*SOURCE EXCERPT*:
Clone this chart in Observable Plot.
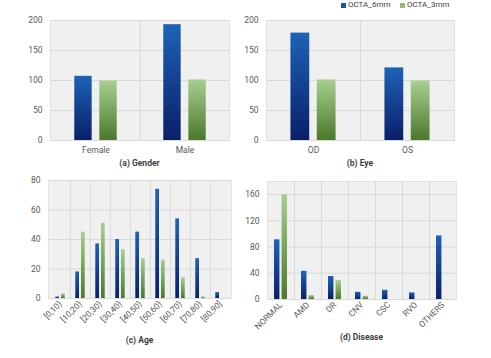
<!DOCTYPE html>
<html><head><meta charset="utf-8">
<script src="https://cdn.jsdelivr.net/npm/d3@7"></script>
<script src="https://cdn.jsdelivr.net/npm/@observablehq/plot@0.6"></script>
<style>
body{margin:0;background:#fff;font-family:Roboto,sans-serif}
#root{position:relative;width:491px;height:358px;overflow:hidden;background:#fff}
.panel{position:absolute}
.title{position:absolute;font-size:8.5px;font-weight:700;color:#3f3f3f;transform:translateX(-50%);white-space:nowrap;line-height:11px}
.leg{position:absolute;font-size:8px;color:#404040;line-height:10px;white-space:nowrap}
.sw{position:absolute;width:5px;height:5px}
</style></head><body>
<svg width="0" height="0" style="position:absolute"><defs>
<linearGradient id="gBlue" x1="0" y1="0" x2="0" y2="1"><stop offset="0" stop-color="#1d62b6"/><stop offset="1" stop-color="#0a1f6a"/></linearGradient>
<linearGradient id="gGreen" x1="0" y1="0" x2="0" y2="1"><stop offset="0" stop-color="#a9cf8f"/><stop offset="1" stop-color="#4a792c"/></linearGradient>
</defs></svg>
<div id="root"></div>
<script>
const series = ["OCTA_6mm", "OCTA_3mm"];
const genderCats = ["Female", "Male"];
const gender6 = [107, 193];
const gender3 = [99, 101];
const eyeCats = ["OD", "OS"];
const eye6 = [179, 121];
const eye3 = [101, 99];
const ageCats = ["[0,10)", "[10,20)", "[20,30)", "[30,40)", "[40,50)", "[50,60)", "[60,70)", "[70,80)", "[80,90]"];
const age6 = [1, 18, 37, 40, 45, 74, 54, 27, 4];
const age3 = [3, 45, 51, 33, 27, 26, 14, 1, 0];
const diseaseCats = ["NORMAL", "AMD", "DR", "CNV", "CSC", "RVO", "OTHERS"];
const disease6 = [91, 43, 35, 11, 14, 10, 97];
const disease3 = [160, 6, 29, 5, 0, 0, 0];
const ticksAB = [0, 50, 100, 150, 200];
const ticksC = [0, 20, 40, 60, 80];
const ticksD = [0, 40, 80, 120, 160];

const root = document.getElementById("root");

function panel(o) {
  const n = o.cats.length;
  const bw = (o.width - o.ml - o.mr) / n;
  const rows = o.cats.map((c, i) => ({c, v6: o.s6[i], v3: o.s3[i]}));
  const chart = Plot.plot({
    width: o.width, height: o.height,
    marginLeft: o.ml, marginRight: o.mr, marginTop: o.mt, marginBottom: o.mb,
    style: {fontFamily: "Roboto, sans-serif", fontSize: "8.5px", color: "#595959", background: "transparent", overflow: "visible"},
    x: {domain: o.cats, padding: 0},
    y: {domain: [0, o.yMax]},
    marks: [
      Plot.frame({fill: "#f0f0f0", stroke: "#e2e2e2"}),
      Plot.gridY(o.ticks, {stroke: "#d9d9d9", strokeOpacity: 1}),
      Plot.ruleX(o.cats.slice(1), {dx: -bw / 2, stroke: "#d9d9d9"}),
      Plot.barY(rows, {x: "c", y: "v6", fill: "url(#gBlue)", insetLeft: bw * 0.26, insetRight: bw * 0.54}),
      Plot.barY(rows, {x: "c", y: "v3", fill: "url(#gGreen)", insetLeft: bw * 0.54, insetRight: bw * 0.26}),
      Plot.axisY(o.ticks, {tickSize: 0, tickPadding: 8, label: null}),
      Plot.axisX({tickSize: 0, tickPadding: o.rotate ? 4 : 6, tickRotate: o.rotate ? -45 : 0, label: null})
    ]
  });
  chart.classList.add("panel");
  chart.style.left = o.left + "px";
  chart.style.top = o.top + "px";
  root.appendChild(chart);
  const t = document.createElement("div");
  t.className = "title";
  t.textContent = o.title;
  t.style.left = (o.left + o.ml + (o.width - o.ml - o.mr) / 2) + "px";
  t.style.top = o.titleY + "px";
  root.appendChild(t);
}

panel({cats: genderCats, s6: gender6, s3: gender3, left: 0, top: 0, width: 245, height: 175, ml: 50, mr: 16, mt: 20, mb: 35, yMax: 200, ticks: ticksAB, rotate: false, title: "(a) Gender", titleY: 158});
panel({cats: eyeCats, s6: eye6, s3: eye3, left: 245, top: 0, width: 246, height: 175, ml: 21, mr: 37, mt: 20, mb: 35, yMax: 200, ticks: ticksAB, rotate: false, title: "(b) Eye", titleY: 158});
panel({cats: ageCats, s6: age6, s3: age3, left: 0, top: 170, width: 245, height: 188, ml: 48, mr: 14, mt: 10, mb: 60, yMax: 80, ticks: ticksC, rotate: true, title: "(c) Age", titleY: 335});
panel({cats: diseaseCats, s6: disease6, s3: disease3, left: 245, top: 170, width: 246, height: 188, ml: 22, mr: 35, mt: 11, mb: 59, yMax: 180, ticks: ticksD, rotate: true, title: "(d) Disease", titleY: 332});

// legend
const legItems = [{x: 341, color: "#1a55a8"}, {x: 400, color: "#8fbf72"}];
legItems.forEach((d, i) => {
  const s = document.createElement("div");
  s.className = "sw";
  s.style.left = d.x + "px"; s.style.top = "3px"; s.style.background = d.color;
  root.appendChild(s);
  const l = document.createElement("div");
  l.className = "leg";
  l.textContent = series[i];
  l.style.left = (d.x + 7) + "px"; l.style.top = "0px";
  root.appendChild(l);
});
</script>
</body></html>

*EXERCISE PROMPT*: Starting at the top of the listing above, please restate word for word each line up to and including the one that holds "const ticksD = [0, 40, 80, 120, 160];", omitting every image.

*WRITTEN SOLUTION*:
Clone this chart in Observable Plot.
<!DOCTYPE html>
<html><head><meta charset="utf-8">
<script src="https://cdn.jsdelivr.net/npm/d3@7"></script>
<script src="https://cdn.jsdelivr.net/npm/@observablehq/plot@0.6"></script>
<style>
body{margin:0;background:#fff;font-family:Roboto,sans-serif}
#root{position:relative;width:491px;height:358px;overflow:hidden;background:#fff}
.panel{position:absolute}
.title{position:absolute;font-size:8.5px;font-weight:700;color:#3f3f3f;transform:translateX(-50%);white-space:nowrap;line-height:11px}
.leg{position:absolute;font-size:8px;color:#404040;line-height:10px;white-space:nowrap}
.sw{position:absolute;width:5px;height:5px}
</style></head><body>
<svg width="0" height="0" style="position:absolute"><defs>
<linearGradient id="gBlue" x1="0" y1="0" x2="0" y2="1"><stop offset="0" stop-color="#1d62b6"/><stop offset="1" stop-color="#0a1f6a"/></linearGradient>
<linearGradient id="gGreen" x1="0" y1="0" x2="0" y2="1"><stop offset="0" stop-color="#a9cf8f"/><stop offset="1" stop-color="#4a792c"/></linearGradient>
</defs></svg>
<div id="root"></div>
<script>
const series = ["OCTA_6mm", "OCTA_3mm"];
const genderCats = ["Female", "Male"];
const gender6 = [107, 193];
const gender3 = [99, 101];
const eyeCats = ["OD", "OS"];
const eye6 = [179, 121];
const eye3 = [101, 99];
const ageCats = ["[0,10)", "[10,20)", "[20,30)", "[30,40)", "[40,50)", "[50,60)", "[60,70)", "[70,80)", "[80,90]"];
const age6 = [1, 18, 37, 40, 45, 74, 54, 27, 4];
const age3 = [3, 45, 51, 33, 27, 26, 14, 1, 0];
const diseaseCats = ["NORMAL", "AMD", "DR", "CNV", "CSC", "RVO", "OTHERS"];
const disease6 = [91, 43, 35, 11, 14, 10, 97];
const disease3 = [160, 6, 29, 5, 0, 0, 0];
const ticksAB = [0, 50, 100, 150, 200];
const ticksC = [0, 20, 40, 60, 80];
const ticksD = [0, 40, 80, 120, 160];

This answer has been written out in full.